2-colour surface rendition of HcRNAV

Arvind Varsani – a former UCT vaccinology PhD who is now a structural biology and virology lecturer at Univ Christchurch (NZ) – described what is probably the first 3D structure of a virus to come out of Africa.  This was of a 30 nm isometric ssRNA virus – Heterocapsa circularisquama RNA virus (HcRNAV) – infecting a dinoflagellate, which is one of the most noxious red tide bloom agents and is a major factor in killing farmed oysters.  The virus apparently controls the diatom populations.  There are two distinct strains of virus, and specificity of infection is due to the entry process, as biolistic bombardment obviates the block.  The single capsid protein probably has the classic jelly-roll β-barrel fold, but they observe a new packing arrangement that is only distantly related to the other ssRNA (+) virus capsids known.  They will go on to look at structural differences between strains that change cell entry properties.

FF Maree from the Onderstepoort Veterinary Institute and the Univ Pretoria spoke on structural design of FMDV to improve vaccine strains: they wished to engineer viruses by inserting the cell culture adapted HSPG-binding signature sequence and to mutate capsid residues to increase the heat stability of SAT-2 subtype virus vaccines.  If they put the signature sequence in a SAT1 virus, they found it could infect CHO cells – which do not express any of 4 integrins that FMDV binds to, but are far better for large-scale production of the virus than the BHK cells used till now.  It was also possible to increase hydrophobic interactions in the capsid by modeling: eg a VP2 Ser to Tyr replacement gave a considerably better thermal inactivation profile to the virus.

Daria Rutkowska (Univ Pretoria) detailed how African horsesickness orbivirus (AHSV) VP7 protein had significant potential as a scaffold that could act as a vaccine carrier.  The native protein formed as trimers assembled in a VP3+VP7 “core” particle; however, the VP7 when expressed alone could form soluble trimmers – and the “top” domain hydrophilic loop can tolerate large inserts.  The group had very promising FMDV P1 peptide responses from engineered VP7 constructs, including protection of experimental animals.
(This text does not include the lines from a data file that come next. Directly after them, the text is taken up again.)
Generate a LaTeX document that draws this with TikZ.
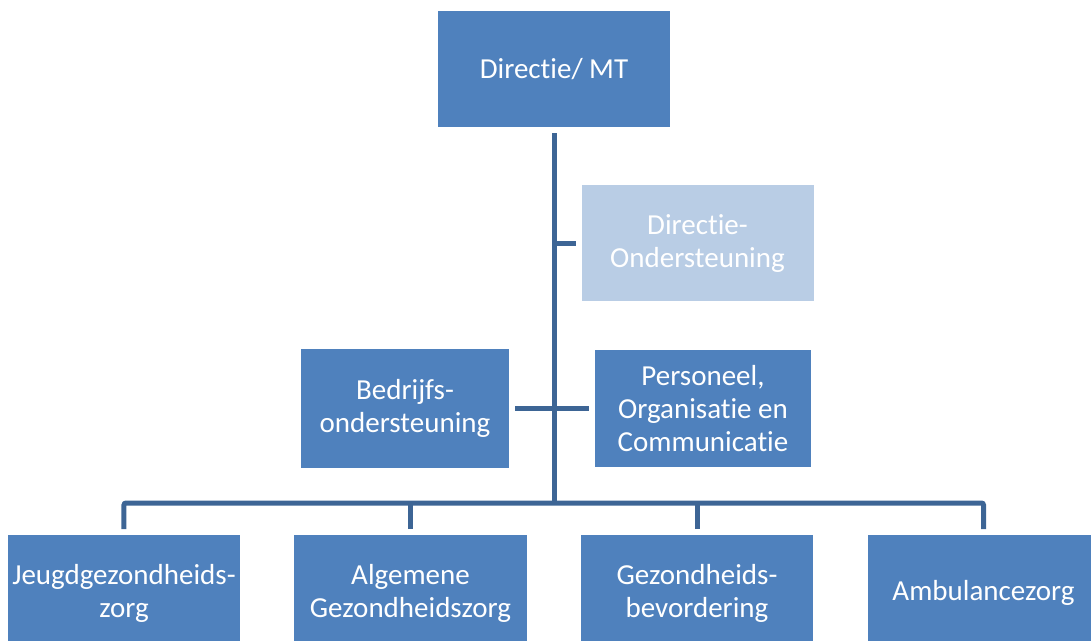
\documentclass[tikz,border=0pt]{standalone}
\usepackage{fontspec}
\setmainfont{Carlito}[Ligatures=NoCommon]
\definecolor{orgblue}{RGB}{79, 129, 189}
\definecolor{orglight}{RGB}{185, 205, 229}
\definecolor{orgline}{RGB}{61, 101, 149}
\usetikzlibrary{positioning}
\tikzstyle{unit} = [rectangle, fill=orgblue, text=white, align=center,
    minimum width=116pt, minimum height=58pt, inner sep=2pt, outer sep=3pt,
    font=\fontsize{14.5}{16.5}\selectfont]
\tikzstyle{staff} = [unit, fill=orglight]
\tikzstyle{line} = [draw, orgline, line width=2.5pt, rounded corners=1pt]

\begin{document}
\begin{tikzpicture}[node distance = 87pt, auto]
  \useasboundingbox (-277pt,34.75pt) rectangle (268.5pt,-285.75pt);
  \clip (-277pt,34.75pt) rectangle (268.5pt,-285.75pt);
  \node [unit] (mt) {Directie/ MT};
  \node [staff, below of=mt, xshift=71.75pt] (dirond) {Directie-\\Ondersteuning};
  \node [unit, below of=mt, node distance=169.5pt, xshift=-74.5pt, minimum width=104pt, minimum height=59pt] (bedrijf) {Bedrijfs-\\ondersteuning};
  \node [unit, below of=mt, node distance=169.5pt, xshift=74.5pt, minimum width=108pt] (poc) {Personeel,\\Organisatie en\\Communicatie};
  \coordinate [below of=mt, node distance=216.75pt] (bar);
  \node [unit, below of=mt, node distance=261.75pt, xshift=-215pt] (jeugd) {Jeugdgezondheids-\\zorg};
  \node [unit, right of=jeugd, node distance=143.25pt] (agz) {Algemene\\Gezondheidszorg};
  \node [unit, right of=agz, node distance=143.25pt] (gvo) {Gezondheids-\\bevordering};
  \node [unit, right of=gvo, node distance=143.25pt] (ambu) {Ambulancezorg};
  \path [line] (mt) -- (bar);
  \path [line] (dirond) -- (dirond -| mt);
  \path [line] (bedrijf) -- (poc);
  \path [line] (jeugd) |- (bar) -| (ambu);
  \path [line] (agz) -- (agz |- bar);
  \path [line] (gvo) -- (gvo |- bar);
\end{tikzpicture}
\end{document}
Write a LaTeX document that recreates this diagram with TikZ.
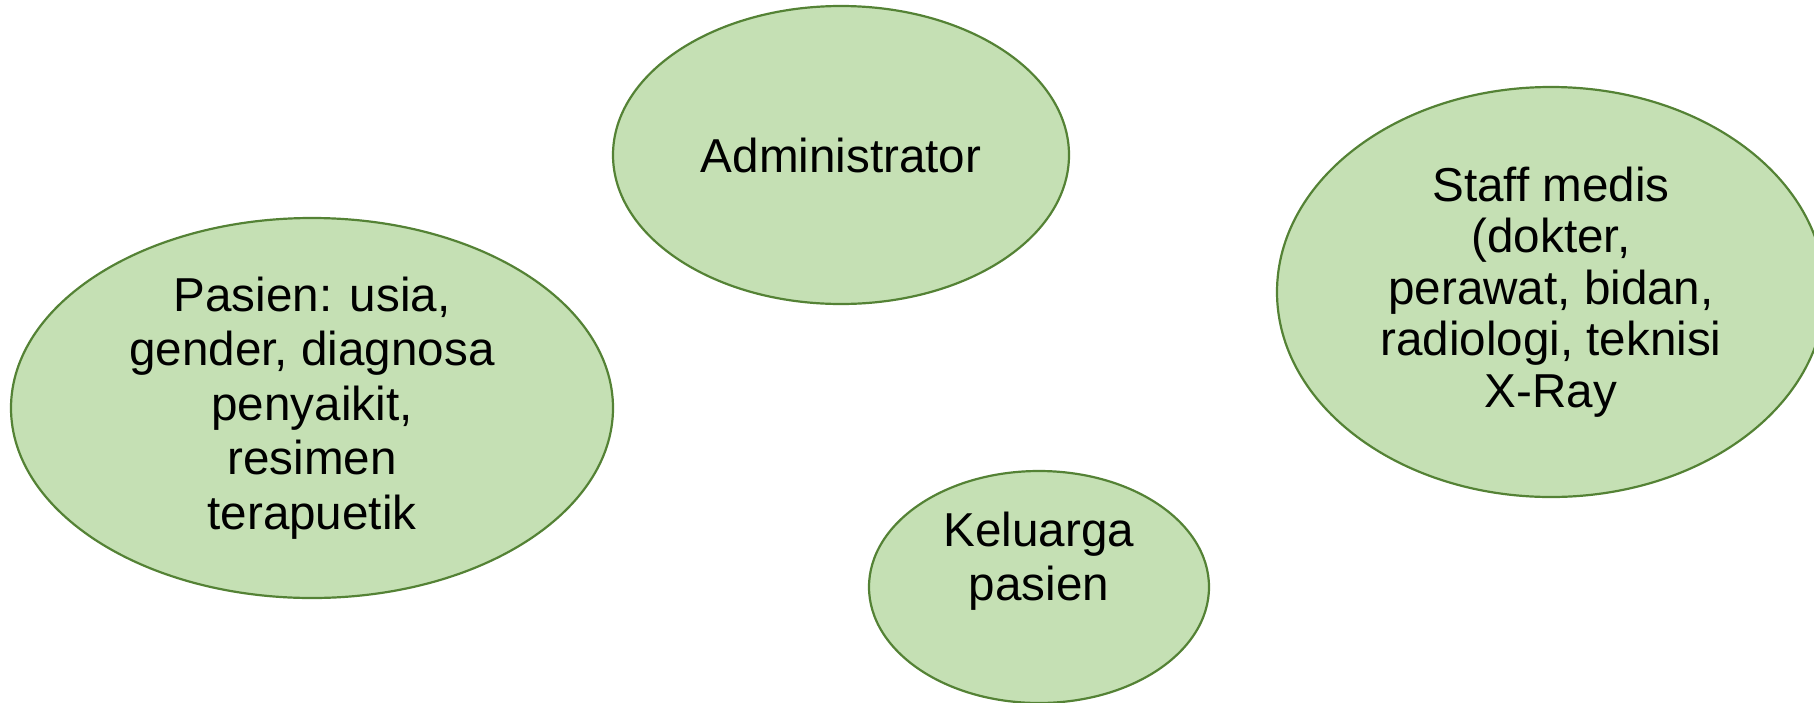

P Jansen van Veeren of the National Institute of Communicable Disease in Johannesburg finished off the session, with a description of the cellular pathology caused by Rift Valley fever bunyavirus (RVFV) in mice in acute infections.  The virus seems to have been of particular international interest recently as a potential bioterror agent; however, global warming is also responsible for its mosquito vector spreading outside of its natural base in Africa to the Arabian peninsula, and there are fears of the virus getting into Europe soon.  While there are vaccines against the virus, including a live attenuated version, none are licenced for human use.  It was interesting to hear that the viral NP appears to be the main immunogen, as there are massive amounts of NP produced in infection, and huge responses to it in infected animals – and NP immunisation protects mice.  There is a good Ab response but it is not neutralising, while NP is released independently of other proteins from infected cells.  The liver is the major target of virus infection, with a bias to apoptosis of hepatocytes and severe inflammatory responses.  Viral load is linked to these effects and is much lower in vaccinees.  Immunisation reduces liver replication markedly; that in the spleen less so.  A screen of cytokines and other gene responses showed a big down-regulation of many genes in non-vaccinated mice to do with cytokines, and down-regulation of B and T cells and NK cells.  He thinks recombinant vaccine candidates should have both the surface glycoproteins and the NP in order to be effective – and that there is a major need for proper reagents for big animal studies.